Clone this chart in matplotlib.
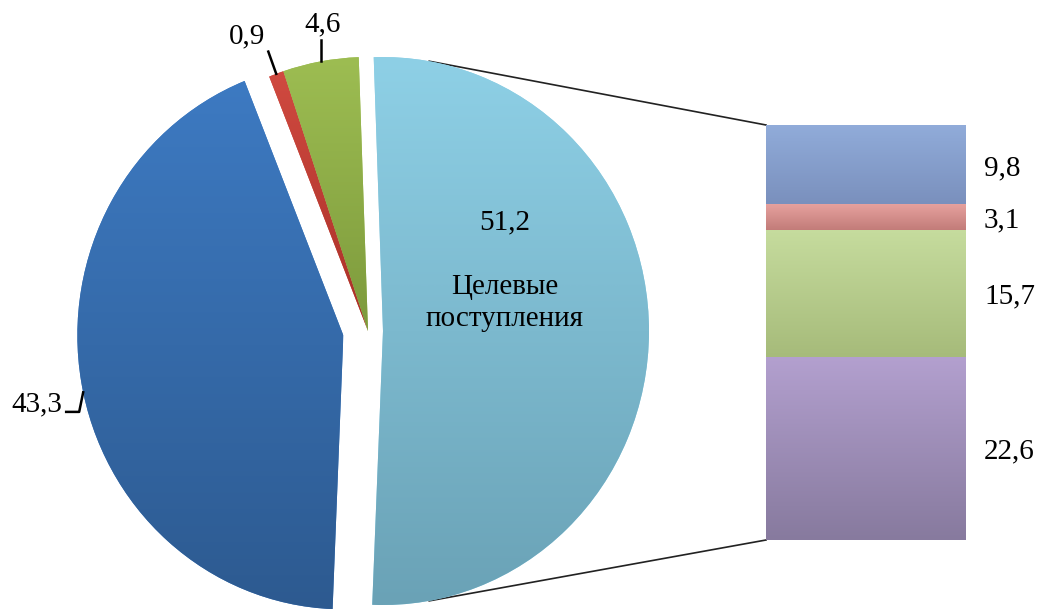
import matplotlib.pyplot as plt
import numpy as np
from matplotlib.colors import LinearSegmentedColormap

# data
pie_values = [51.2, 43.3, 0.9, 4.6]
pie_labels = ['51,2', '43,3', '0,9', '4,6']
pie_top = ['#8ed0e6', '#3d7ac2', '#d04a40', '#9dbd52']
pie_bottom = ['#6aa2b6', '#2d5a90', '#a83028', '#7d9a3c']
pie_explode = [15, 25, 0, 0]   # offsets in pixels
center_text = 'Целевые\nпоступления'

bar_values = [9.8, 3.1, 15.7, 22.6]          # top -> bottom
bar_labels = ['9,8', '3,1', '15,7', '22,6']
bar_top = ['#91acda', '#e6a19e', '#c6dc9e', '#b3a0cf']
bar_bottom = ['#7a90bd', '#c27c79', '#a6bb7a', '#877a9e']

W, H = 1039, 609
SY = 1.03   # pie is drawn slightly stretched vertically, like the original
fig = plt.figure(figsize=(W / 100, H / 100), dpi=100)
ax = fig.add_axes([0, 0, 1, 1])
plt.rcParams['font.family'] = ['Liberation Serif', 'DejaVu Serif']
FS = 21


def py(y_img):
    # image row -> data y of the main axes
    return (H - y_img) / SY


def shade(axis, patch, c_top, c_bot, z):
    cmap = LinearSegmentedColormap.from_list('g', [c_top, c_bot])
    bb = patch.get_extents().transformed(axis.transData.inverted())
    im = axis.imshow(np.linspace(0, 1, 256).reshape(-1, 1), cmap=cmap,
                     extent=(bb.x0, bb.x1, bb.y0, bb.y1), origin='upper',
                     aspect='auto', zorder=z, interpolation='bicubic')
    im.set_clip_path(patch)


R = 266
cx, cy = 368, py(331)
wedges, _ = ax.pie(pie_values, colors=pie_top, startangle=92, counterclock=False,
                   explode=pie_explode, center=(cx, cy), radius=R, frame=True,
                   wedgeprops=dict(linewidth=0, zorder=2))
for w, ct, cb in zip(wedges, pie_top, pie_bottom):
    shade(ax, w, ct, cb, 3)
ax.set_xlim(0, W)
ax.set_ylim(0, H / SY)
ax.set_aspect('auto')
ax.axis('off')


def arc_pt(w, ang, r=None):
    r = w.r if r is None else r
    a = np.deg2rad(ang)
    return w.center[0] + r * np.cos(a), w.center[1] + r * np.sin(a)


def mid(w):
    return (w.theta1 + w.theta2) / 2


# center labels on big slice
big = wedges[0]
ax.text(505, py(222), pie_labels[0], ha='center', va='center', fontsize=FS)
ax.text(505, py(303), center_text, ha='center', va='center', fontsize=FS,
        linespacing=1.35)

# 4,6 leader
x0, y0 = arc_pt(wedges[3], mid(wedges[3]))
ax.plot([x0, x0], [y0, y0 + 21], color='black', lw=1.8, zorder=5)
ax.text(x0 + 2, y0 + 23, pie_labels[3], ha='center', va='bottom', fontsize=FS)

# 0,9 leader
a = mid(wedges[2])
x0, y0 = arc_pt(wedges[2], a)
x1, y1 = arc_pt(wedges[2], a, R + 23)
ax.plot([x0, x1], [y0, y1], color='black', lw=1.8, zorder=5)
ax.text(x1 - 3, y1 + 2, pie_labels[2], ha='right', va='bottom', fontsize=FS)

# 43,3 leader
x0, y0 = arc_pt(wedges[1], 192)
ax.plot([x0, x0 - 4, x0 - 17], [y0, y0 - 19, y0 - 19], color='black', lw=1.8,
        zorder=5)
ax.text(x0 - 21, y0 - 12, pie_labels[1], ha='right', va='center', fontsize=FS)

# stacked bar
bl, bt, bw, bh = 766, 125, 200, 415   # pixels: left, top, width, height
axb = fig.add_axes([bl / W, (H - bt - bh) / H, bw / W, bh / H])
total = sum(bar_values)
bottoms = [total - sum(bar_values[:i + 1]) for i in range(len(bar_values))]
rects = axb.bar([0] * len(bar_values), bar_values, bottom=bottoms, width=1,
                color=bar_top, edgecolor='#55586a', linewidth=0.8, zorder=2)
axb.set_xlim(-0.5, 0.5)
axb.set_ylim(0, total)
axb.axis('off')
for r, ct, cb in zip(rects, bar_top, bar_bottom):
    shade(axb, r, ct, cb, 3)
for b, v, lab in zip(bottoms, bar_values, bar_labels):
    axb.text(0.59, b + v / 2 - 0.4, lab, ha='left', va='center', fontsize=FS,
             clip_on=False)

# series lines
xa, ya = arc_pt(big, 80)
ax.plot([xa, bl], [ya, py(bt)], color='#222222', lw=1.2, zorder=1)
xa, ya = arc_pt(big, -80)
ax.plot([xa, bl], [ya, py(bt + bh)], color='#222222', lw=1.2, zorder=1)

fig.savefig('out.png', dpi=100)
────────────────────
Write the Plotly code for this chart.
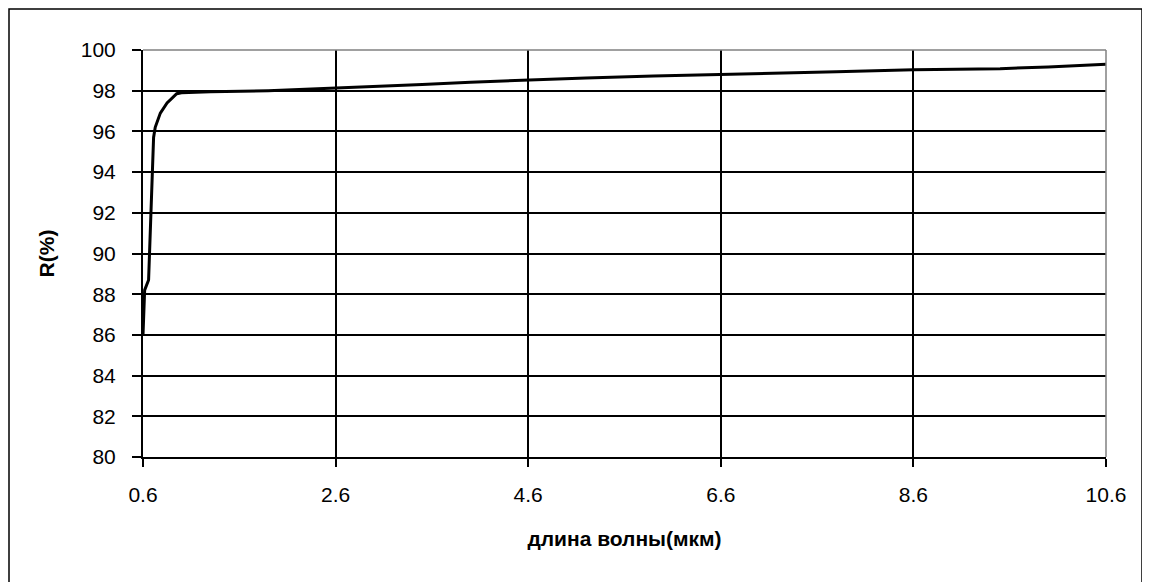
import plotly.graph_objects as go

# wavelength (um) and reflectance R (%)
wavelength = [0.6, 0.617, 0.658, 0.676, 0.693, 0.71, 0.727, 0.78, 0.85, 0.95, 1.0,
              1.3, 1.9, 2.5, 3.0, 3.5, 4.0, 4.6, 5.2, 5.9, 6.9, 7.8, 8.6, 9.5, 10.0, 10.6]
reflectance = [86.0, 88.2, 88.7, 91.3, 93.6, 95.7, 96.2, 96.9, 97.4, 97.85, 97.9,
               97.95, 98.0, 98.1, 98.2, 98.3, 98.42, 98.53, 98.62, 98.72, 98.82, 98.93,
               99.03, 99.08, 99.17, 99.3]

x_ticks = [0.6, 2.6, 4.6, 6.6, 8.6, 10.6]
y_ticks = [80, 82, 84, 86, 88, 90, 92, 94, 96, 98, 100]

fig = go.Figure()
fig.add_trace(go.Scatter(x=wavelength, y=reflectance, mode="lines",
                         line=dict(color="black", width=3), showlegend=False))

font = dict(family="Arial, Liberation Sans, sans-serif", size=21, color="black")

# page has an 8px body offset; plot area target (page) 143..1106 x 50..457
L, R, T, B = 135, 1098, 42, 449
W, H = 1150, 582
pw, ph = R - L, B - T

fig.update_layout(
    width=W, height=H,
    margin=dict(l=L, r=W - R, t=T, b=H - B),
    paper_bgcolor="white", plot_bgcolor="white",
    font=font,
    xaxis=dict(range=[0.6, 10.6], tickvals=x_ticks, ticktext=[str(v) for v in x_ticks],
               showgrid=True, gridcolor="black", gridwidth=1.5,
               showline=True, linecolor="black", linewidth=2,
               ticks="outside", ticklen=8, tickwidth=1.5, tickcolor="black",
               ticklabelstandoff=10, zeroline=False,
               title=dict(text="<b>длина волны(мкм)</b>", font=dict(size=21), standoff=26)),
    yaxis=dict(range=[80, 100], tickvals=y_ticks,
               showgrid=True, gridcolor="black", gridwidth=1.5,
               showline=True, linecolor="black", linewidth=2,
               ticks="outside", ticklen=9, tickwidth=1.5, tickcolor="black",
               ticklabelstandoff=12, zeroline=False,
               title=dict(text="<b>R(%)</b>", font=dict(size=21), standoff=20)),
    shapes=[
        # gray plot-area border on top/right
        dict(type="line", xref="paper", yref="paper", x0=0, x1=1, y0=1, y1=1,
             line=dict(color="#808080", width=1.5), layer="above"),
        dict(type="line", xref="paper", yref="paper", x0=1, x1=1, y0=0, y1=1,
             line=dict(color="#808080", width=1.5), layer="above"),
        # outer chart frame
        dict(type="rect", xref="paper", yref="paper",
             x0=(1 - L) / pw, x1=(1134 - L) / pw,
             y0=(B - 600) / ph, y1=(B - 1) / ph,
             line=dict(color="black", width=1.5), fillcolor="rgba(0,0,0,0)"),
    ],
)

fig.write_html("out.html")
────────────────────
> [Stated exercise]: Identify each line in the records above that contains the word "chart", and copy it out in full.

> [Problem solution]:
Clone this chart in matplotlib.
Write the Plotly code for this chart.
        # outer chart frame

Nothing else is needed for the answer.